GIVEN TASK: Copy everything from the line with "Convert this chart" down to the line with "Chart.register(...registerables);", inclusive of both, exactly as written; leave out all pictures.

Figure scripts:
____
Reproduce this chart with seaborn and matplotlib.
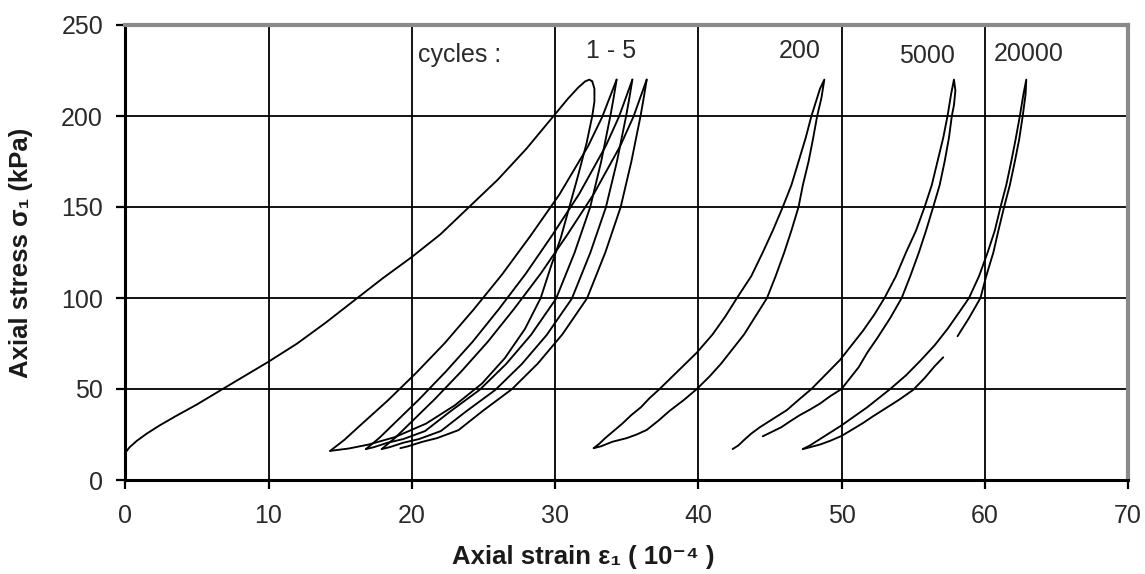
import matplotlib
matplotlib.use("Agg")
import matplotlib.pyplot as plt
import seaborn as sns
import pandas as pd

# ---------------- data (strain in 1e-4, stress in kPa) ----------------
init_x = [0, 0.3, 0.8, 1.5, 2.4, 3.5, 5.0, 6.8, 8.4, 10, 12, 14, 16.2, 18, 20, 22, 24, 26, 28, 29.9, 30.9, 31.6, 32.1, 32.4, 32.6]
init_y = [15, 18, 21.5, 25.5, 30, 35, 41.5, 50, 57.5, 65, 75, 86.5, 100, 111, 122.5, 135, 150, 165, 182, 200, 209.5, 215.5, 219, 220, 219]

unl1_x = [32.6, 32.75, 32.75, 32.6, 32.2, 31.6, 31.0, 30.4, 29.7, 29.0, 27.9, 26.5, 24.9, 23.0, 21.0, 18.8, 17.0, 15.6, 14.3]
unl1_y = [219, 215, 208, 200, 185, 167, 150, 133, 117, 100, 83, 67, 53, 41, 31, 23.5, 19.5, 17.3, 16]

rel1_x = [14.3, 15.3, 16.3, 18.3, 20.3, 22.3, 24.3, 26.3, 28.3, 30.3, 32.3, 33.3, 34.3]
rel1_y = [16, 22.1, 29.3, 43.5, 58.8, 75.2, 93.5, 112.9, 134.3, 156.8, 183.3, 199.6, 220]

unl2_x = [34.3, 34.09, 33.86, 33.22, 32.45, 31.36, 30.07, 28.32, 26.58, 24.73, 22.66, 20.93, 19.41, 18.32, 17.34, 16.8]
unl2_y = [220, 209.9, 199.9, 174.9, 149.8, 124.8, 99.6, 79.7, 63.7, 49.5, 37.5, 26.9, 22.5, 20.5, 18.0, 17]

rel2_x = [16.8, 17.73, 18.66, 20.52, 22.38, 24.24, 26.1, 27.96, 29.82, 31.68, 33.54, 34.47, 35.4]
rel2_y = [17, 23.1, 30.2, 44.4, 59.6, 75.9, 94.1, 113.4, 134.7, 157.1, 183.5, 199.7, 220]

unl3_x = [35.4, 35.19, 34.96, 34.32, 33.55, 32.46, 31.17, 29.42, 27.68, 25.83, 23.76, 22.03, 20.51, 19.42, 18.44, 17.9]
unl3_y = [220, 209.9, 199.9, 174.9, 149.8, 124.8, 99.6, 79.7, 63.7, 49.5, 37.5, 26.9, 22.5, 20.5, 18.0, 17]

rel3_x = [17.9, 18.83, 19.75, 21.6, 23.45, 25.3, 27.15, 29.0, 30.85, 32.7, 34.55, 35.48, 36.4]
rel3_y = [17, 23.1, 30.2, 44.4, 59.6, 75.9, 94.1, 113.4, 134.7, 157.1, 183.5, 199.7, 220]

unl4_x = [36.4, 36.19, 35.97, 35.33, 34.58, 33.51, 32.24, 30.52, 28.81, 26.99, 24.96, 23.26, 21.76, 20.7, 19.73, 19.2]
unl4_y = [220, 209.9, 200.0, 175.0, 149.9, 125.0, 99.9, 80.1, 64.1, 49.9, 38.0, 27.4, 23.0, 20.9, 18.5, 17.5]

c200_x = [32.7, 33.1, 33.5, 34.1, 34.7, 35.3, 36.0, 36.6, 37.3, 38.6, 39.9, 41.0, 41.9, 42.7, 43.7, 44.5, 45.2, 45.9,
          46.5, 47.0, 47.5, 47.9, 48.3, 48.5, 48.8,
          48.7, 48.6, 48.3, 48.0, 47.7, 47.3, 47.0, 46.5, 46.0, 45.4, 44.8, 44.0, 43.2, 42.4, 41.6, 40.8, 39.9,
          39.0, 38.0, 37.2, 36.4, 35.7, 35.0, 34.0, 33.2, 32.7]
c200_y = [17.5, 20, 23, 27, 31, 35.5, 40, 45, 50, 60, 70, 80, 90, 100, 112, 125, 137, 150,
          162, 175, 188, 200, 210, 215, 220,
          215, 210, 200, 187, 175, 162, 150, 137, 125, 112, 100, 90, 80, 72, 64, 57, 50,
          44, 38, 32.5, 27.5, 25, 23, 21, 18.5, 17.5]

c5000_x = [42.4, 42.8, 43.2, 43.7, 44.3, 45.2, 46.2, 47.0, 47.9, 48.9, 49.9, 50.7, 51.5, 52.3, 53.0, 53.8, 54.5,
           55.2, 55.8, 56.3, 56.7, 57.1, 57.4, 57.65, 57.85,
           57.95, 57.85, 57.7, 57.5, 57.2, 56.85, 56.4, 55.9, 55.4, 54.8, 54.2, 53.4, 52.5, 51.8, 51.2, 50.6, 50.0,
           49.2, 48.5, 47.8, 47.1, 46.4, 45.8, 45.1, 44.5]
c5000_y = [17, 19, 22, 25.5, 29, 33.5, 38.5, 44, 50, 58, 66, 74, 82, 91, 100, 112, 125,
           137, 150, 162, 175, 188, 200, 212, 220,
           214, 206, 200, 188, 175, 162, 150, 137, 125, 112, 100, 89, 78, 70, 62, 56, 50,
           46, 42, 38.7, 35.7, 32.2, 29, 26.3, 24]

c20000a_x = [47.3, 47.8, 48.5, 49.2, 50.0, 50.9, 51.8, 52.6, 53.4, 54.5, 55.5, 56.5, 57.4, 58.2, 58.9, 59.6, 60.2,
             60.7, 61.1, 61.5, 61.85, 62.15, 62.45, 62.7, 62.9,
             62.85, 62.65, 62.4, 62.1, 61.75, 61.35, 60.95, 60.6, 60.1, 59.7, 58.9, 58.1]
c20000a_y = [17, 19, 22.5, 26, 30, 35, 40, 45, 50, 57.5, 65.5, 74, 83, 92, 100, 112, 125,
             137, 150, 162, 175, 187, 200, 212, 220,
             212, 200, 187, 175, 162, 150, 137, 125, 112, 100, 89, 79]
c20000b_x = [57.1, 56.5, 55.8, 55.0, 54.0, 53.0, 52.2, 51.5, 50.7, 50.0, 49.2, 48.5, 47.8, 47.3]
c20000b_y = [67.4, 62.5, 56, 49.5, 44, 39, 35, 31.3, 27.5, 24.2, 21.5, 19.5, 18, 17]

branches = {
    "init": (init_x, init_y), "unl1": (unl1_x, unl1_y), "rel1": (rel1_x, rel1_y),
    "unl2": (unl2_x, unl2_y), "rel2": (rel2_x, rel2_y), "unl3": (unl3_x, unl3_y),
    "rel3": (rel3_x, rel3_y), "unl4": (unl4_x, unl4_y), "c200": (c200_x, c200_y),
    "c5000": (c5000_x, c5000_y), "c20000a": (c20000a_x, c20000a_y), "c20000b": (c20000b_x, c20000b_y),
}

x_ticks = [0, 10, 20, 30, 40, 50, 60, 70]
y_ticks = [0, 50, 100, 150, 200, 250]

labels = [("cycles :", 20.4, 233.5, "left"), ("1 - 5", 33.9, 235.7, "center"),
          ("200", 47.05, 235.7, "center"), ("5000", 55.95, 233, "center"), ("20000", 63.1, 234, "center")]

# ---------------- build frame ----------------
rows = []
for name, (xs, ys) in branches.items():
    for i, (xv, yv) in enumerate(zip(xs, ys)):
        rows.append({"branch": name, "order": i, "strain": xv, "stress": yv})
df = pd.DataFrame(rows)

sns.set_theme(style="white")
plt.rcParams["font.family"] = ["Liberation Sans", "DejaVu Sans"]

fig = plt.figure(figsize=(11.45, 5.74), dpi=100)
ax = fig.add_axes([125.3 / 1145, 1 - 480 / 574, (1128 - 125.3) / 1145, (480 - 25) / 574])

for name in branches:
    sub = df[df["branch"] == name]
    sns.lineplot(data=sub, x="strain", y="stress", sort=False, estimator=None,
                 color="black", linewidth=1.35, ax=ax, legend=False)

ax.set_xlim(0, 70)
ax.set_ylim(0, 250)
ax.set_xticks(x_ticks)
ax.set_yticks(y_ticks)
ax.grid(True, color="black", linewidth=1.3)
ax.set_axisbelow(True)

for side in ["left", "bottom"]:
    ax.spines[side].set_color("black")
    ax.spines[side].set_linewidth(2.2)
for side in ["top", "right"]:
    ax.spines[side].set_color("#8a8a8a")
    ax.spines[side].set_linewidth(3.0)
    ax.spines[side].set_visible(True)

ax.tick_params(axis="both", direction="out", length=6.5, width=1.6, color="black",
               labelsize=18, labelcolor="#2a2a2a", bottom=True, left=True)
ax.tick_params(axis="x", pad=10.5)
ax.tick_params(axis="y", pad=9.5)

ax.set_xlabel("Axial strain ε₁ ( 10⁻⁴ )", fontsize=18.5, fontweight="bold", color="#1a1a1a")
ax.set_ylabel("Axial stress σ₁ (kPa)", fontsize=18.5, fontweight="bold", color="#1a1a1a")
ax.xaxis.set_label_coords((583 - 125.3) / 1003, (480 - 545) / 455)
ax.yaxis.set_label_coords((33 - 125.3) / 1003, 0.5)

for txt, xv, yv, ha in labels:
    ax.text(xv, yv, txt, fontsize=18, color="#2a2a2a", ha=ha, va="center")

fig.savefig("out.png", dpi=100)
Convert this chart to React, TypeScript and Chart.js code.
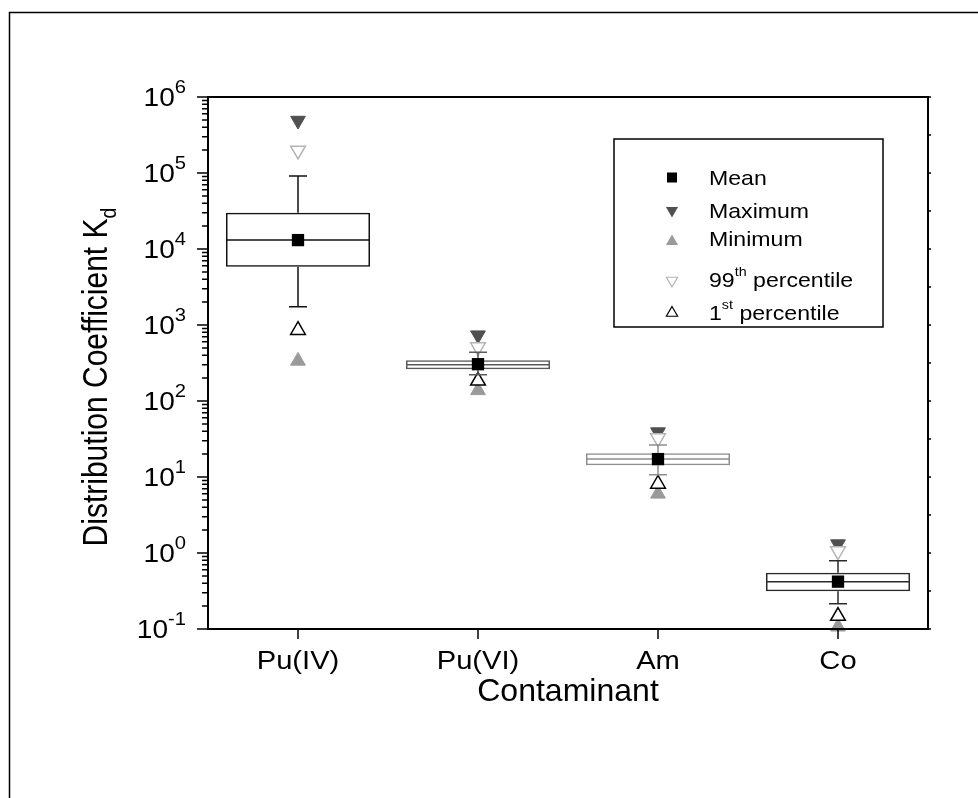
import React, { useEffect, useRef } from 'react';
import { Chart, registerables } from 'chart.js';

Chart.register(...registerables);

// ---------- data ----------
const categories = ['Pu(IV)', 'Pu(VI)', 'Am', 'Co'];
const boxLow = [5850, 261, 14.3, 0.313];
const boxHigh = [30000, 343, 20.5, 0.55];
const medianVals = [13100, 300, 17.3, 0.419];
const whiskerLow = [1740, 222, 10.7, 0.215];
const whiskerHigh = [91000, 438, 26.4, 0.79];
const meanVals = [13100, 305, 17.2, 0.42];
const maxVals = [490000, 735, 39, 1.31];
const minVals = [337, 138, 6.0, 0.107];
const p99Vals = [198000, 512, 32.5, 1.06];
const p1Vals = [853, 184, 8.1, 0.148];
const yExponents = [-1, 0, 1, 2, 3, 4, 5, 6];
const xTitle = 'Contaminant';
const yTitle = 'Distribution Coefficient K';
const yTitleSub = 'd';

// ---------- styles ----------
const FONT = '"Liberation Sans", Arial, Helvetica, sans-serif';
const SX = 1.1;
const boxColors = ['#111111', '#5a5a5a', '#8e8e8e', '#2a2a2a'];
const MEAN_COLOR = '#000000';
const MAX_COLOR = '#505050';
const MIN_COLOR = '#9a9a9a';
const P99_COLOR = '#b4b4b4';
const P1_COLOR = '#000000';

type Part = { t: string; s?: 'sup' | 'sub' };

function partSize(size: number, p: Part, supScale: number) {
  return p.s ? size * supScale : size;
}

function drawParts(
  ctx: CanvasRenderingContext2D,
  parts: Part[],
  size: number,
  align: 'left' | 'center' | 'right',
  supScale = 0.7,
  supRise = 0.45
) {
  ctx.textAlign = 'left';
  ctx.textBaseline = 'alphabetic';
  let w = 0;
  for (const p of parts) {
    ctx.font = `${partSize(size, p, supScale)}px ${FONT}`;
    w += ctx.measureText(p.t).width;
  }
  let cx = align === 'left' ? 0 : align === 'center' ? -w / 2 : -w;
  for (const p of parts) {
    ctx.font = `${partSize(size, p, supScale)}px ${FONT}`;
    const dy = p.s === 'sup' ? -size * supRise : p.s === 'sub' ? size * 0.25 : 0;
    ctx.fillText(p.t, cx, dy);
    cx += ctx.measureText(p.t).width;
  }
}

function triPath(ctx: CanvasRenderingContext2D, x: number, y: number, r: number, down: boolean) {
  const s = down ? -1 : 1;
  const h = (r * Math.sqrt(3)) / 2;
  ctx.beginPath();
  ctx.moveTo(x, y - s * r);
  ctx.lineTo(x + h, y + (s * r) / 2);
  ctx.lineTo(x - h, y + (s * r) / 2);
  ctx.closePath();
}

const decorPlugin = {
  id: 'decor',
  afterDatasetDraw(chart: any, args: any) {
    if (args.index !== 4) return;
    const ctx: CanvasRenderingContext2D = chart.ctx;
    const ys = chart.scales.y;
    const bars = chart.getDatasetMeta(0).data;
    ctx.save();
    ctx.lineWidth = 1.5;
    categories.forEach((_, i) => {
      const bar = bars[i];
      const cx = bar.x;
      const half = bar.width / 2;
      ctx.strokeStyle = boxColors[i];
      const ym = ys.getPixelForValue(medianVals[i]);
      ctx.beginPath();
      ctx.moveTo(cx - half, ym);
      ctx.lineTo(cx + half, ym);
      ctx.stroke();
      const yTop = ys.getPixelForValue(boxHigh[i]);
      const yBot = ys.getPixelForValue(boxLow[i]);
      const wHi = ys.getPixelForValue(whiskerHigh[i]);
      const wLo = ys.getPixelForValue(whiskerLow[i]);
      ctx.beginPath();
      ctx.moveTo(cx, yTop);
      ctx.lineTo(cx, wHi);
      ctx.moveTo(cx - 9, wHi);
      ctx.lineTo(cx + 9, wHi);
      ctx.moveTo(cx, yBot);
      ctx.lineTo(cx, wLo);
      ctx.moveTo(cx - 9, wLo);
      ctx.lineTo(cx + 9, wLo);
      ctx.stroke();
    });
    ctx.restore();
  },
  afterDraw(chart: any) {
    const ctx: CanvasRenderingContext2D = chart.ctx;
    const a = chart.chartArea;
    const ys = chart.scales.y;
    const xs = chart.scales.x;
    ctx.save();
    ctx.strokeStyle = '#000';
    ctx.fillStyle = '#000';

    // outer frame
    ctx.lineWidth = 1.5;
    ctx.beginPath();
    ctx.moveTo(9.5, 800);
    ctx.lineTo(9.5, 12.5);
    ctx.lineTo(990, 12.5);
    ctx.stroke();

    // plot frame
    ctx.lineWidth = 2;
    ctx.strokeRect(a.left, a.top, a.right - a.left, a.bottom - a.top);

    // left axis ticks
    ctx.lineWidth = 1.5;
    ctx.beginPath();
    for (const e of yExponents) {
      const y = ys.getPixelForValue(Math.pow(10, e));
      ctx.moveTo(a.left - 11, y);
      ctx.lineTo(a.left, y);
      if (e < yExponents[yExponents.length - 1]) {
        for (let m = 2; m <= 9; m++) {
          const ym = ys.getPixelForValue(m * Math.pow(10, e));
          ctx.moveTo(a.left - 6, ym);
          ctx.lineTo(a.left, ym);
        }
        // right axis small ticks (decades and half-decades)
        const yh = ys.getPixelForValue(Math.pow(10, e + 0.5));
        ctx.moveTo(a.right, yh);
        ctx.lineTo(a.right + 3, yh);
      }
      ctx.moveTo(a.right, y);
      ctx.lineTo(a.right + 3, y);
    }
    categories.forEach((_, i) => {
      const x = xs.getPixelForValue(i);
      ctx.moveTo(x, a.bottom);
      ctx.lineTo(x, a.bottom + 10);
    });
    ctx.stroke();

    // y tick labels
    for (const e of yExponents) {
      const y = ys.getPixelForValue(Math.pow(10, e));
      ctx.save();
      ctx.translate(186, y + 9);
      ctx.scale(SX, 1);
      drawParts(ctx, [{ t: '10' }, { t: String(e), s: 'sup' }], 25.5, 'right', 0.72, 0.5);
      ctx.restore();
    }

    // x tick labels
    categories.forEach((c, i) => {
      const x = xs.getPixelForValue(i);
      ctx.save();
      ctx.translate(x, 669);
      ctx.scale(SX, 1);
      drawParts(ctx, [{ t: c }], 26.5, 'center');
      ctx.restore();
    });

    // x title
    ctx.save();
    ctx.translate((a.left + a.right) / 2, 701);
    ctx.scale(1.05, 1);
    drawParts(ctx, [{ t: xTitle }], 30.5, 'center');
    ctx.restore();

    // y title
    ctx.save();
    ctx.translate(107, 377);
    ctx.rotate(-Math.PI / 2);
    ctx.scale(1, 1.15);
    drawParts(ctx, [{ t: yTitle }, { t: yTitleSub, s: 'sub' }], 30, 'center', 0.65);
    ctx.restore();

    // legend
    ctx.lineWidth = 1.5;
    ctx.strokeRect(614, 139, 269, 188);
    const lx = 672;
    const tx = 709;
    const rows: { y: number; parts: Part[]; kind: string }[] = [
      { y: 177, parts: [{ t: 'Mean' }], kind: 'mean' },
      { y: 210, parts: [{ t: 'Maximum' }], kind: 'max' },
      { y: 238, parts: [{ t: 'Minimum' }], kind: 'min' },
      { y: 279, parts: [{ t: '99' }, { t: 'th', s: 'sup' }, { t: ' percentile' }], kind: 'p99' },
      { y: 312, parts: [{ t: '1' }, { t: 'st', s: 'sup' }, { t: ' percentile' }], kind: 'p1' },
    ];
    for (const r of rows) {
      ctx.save();
      if (r.kind === 'mean') {
        ctx.fillStyle = MEAN_COLOR;
        ctx.fillRect(lx - 5, r.y - 4.5, 10, 10);
      } else if (r.kind === 'max') {
        ctx.fillStyle = MAX_COLOR;
        triPath(ctx, lx, r.y + 0.5, 7, true);
        ctx.fill();
      } else if (r.kind === 'min') {
        ctx.fillStyle = MIN_COLOR;
        triPath(ctx, lx, r.y + 3.5, 7, false);
        ctx.fill();
      } else if (r.kind === 'p99') {
        ctx.strokeStyle = P99_COLOR;
        ctx.lineWidth = 1.2;
        triPath(ctx, lx, r.y + 1.5, 6.5, true);
        ctx.stroke();
      } else {
        ctx.strokeStyle = P1_COLOR;
        ctx.lineWidth = 1.2;
        triPath(ctx, lx, r.y + 1, 6.5, false);
        ctx.stroke();
      }
      ctx.restore();
      ctx.save();
      ctx.fillStyle = '#000';
      ctx.translate(tx, r.y + 7.5);
      ctx.scale(SX, 1);
      drawParts(ctx, r.parts, 21, 'left', 0.62, 0.5);
      ctx.restore();
    }

    ctx.restore();
  },
};

export default function App() {
  const ref = useRef<HTMLCanvasElement>(null);
  useEffect(() => {
    if (!ref.current) return;
    document.body.style.margin = '0';
    const chart = new Chart(ref.current, {
      type: 'bar',
      data: {
        labels: categories,
        datasets: [
          {
            type: 'bar',
            label: 'box',
            data: categories.map((_, i) => [boxLow[i], boxHigh[i]]) as any,
            backgroundColor: 'rgba(0,0,0,0)',
            borderColor: boxColors,
            borderWidth: 1.5,
            borderSkipped: false,
            categoryPercentage: 0.8,
            barPercentage: 1.0,
            order: 6,
          } as any,
          {
            type: 'line',
            label: 'Maximum',
            data: maxVals,
            showLine: false,
            pointStyle: 'triangle',
            pointRotation: 180,
            pointRadius: 8.5,
            pointBackgroundColor: MAX_COLOR,
            pointBorderColor: MAX_COLOR,
            pointBorderWidth: 1,
            clip: false,
            order: 5,
          } as any,
          {
            type: 'line',
            label: 'Minimum',
            data: minVals,
            showLine: false,
            pointStyle: 'triangle',
            pointRadius: 8.5,
            pointBackgroundColor: MIN_COLOR,
            pointBorderColor: MIN_COLOR,
            pointBorderWidth: 1,
            clip: false,
            order: 4,
          } as any,
          {
            type: 'line',
            label: '99th percentile',
            data: p99Vals,
            showLine: false,
            pointStyle: 'triangle',
            pointRotation: 180,
            pointRadius: 8.5,
            pointBackgroundColor: '#ffffff',
            pointBorderColor: P99_COLOR,
            pointBorderWidth: 1.5,
            clip: false,
            order: 3,
          } as any,
          {
            type: 'line',
            label: '1st percentile',
            data: p1Vals,
            showLine: false,
            pointStyle: 'triangle',
            pointRadius: 8.5,
            pointBackgroundColor: '#ffffff',
            pointBorderColor: P1_COLOR,
            pointBorderWidth: 1.5,
            clip: false,
            order: 2,
          } as any,
          {
            type: 'line',
            label: 'Mean',
            data: meanVals,
            showLine: false,
            pointStyle: 'rect',
            pointRadius: 8.7,
            pointBackgroundColor: MEAN_COLOR,
            pointBorderColor: MEAN_COLOR,
            pointBorderWidth: 0,
            clip: false,
            order: 1,
          } as any,
        ],
      },
      options: {
        responsive: false,
        animation: false,
        devicePixelRatio: 1,
        events: [],
        layout: { padding: { left: 208, top: 97, right: 50, bottom: 169 } },
        plugins: { legend: { display: false }, tooltip: { enabled: false } },
        scales: {
          x: { type: 'category', display: false, offset: true },
          y: { type: 'logarithmic', display: false, min: 0.1, max: 1e6 },
        },
      },
      plugins: [decorPlugin],
    });
    return () => chart.destroy();
  }, []);
  return (
    <div style={{ position: 'absolute', left: 0, top: 0, width: 978, height: 798, background: '#fff' }}>
      <canvas ref={ref} width={978} height={798} style={{ display: 'block' }} />
    </div>
  );
}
____
COMPLETE ANSWER:
Convert this chart to React, TypeScript and Chart.js code.
import React, { useEffect, useRef } from 'react';
import { Chart, registerables } from 'chart.js';

Chart.register(...registerables);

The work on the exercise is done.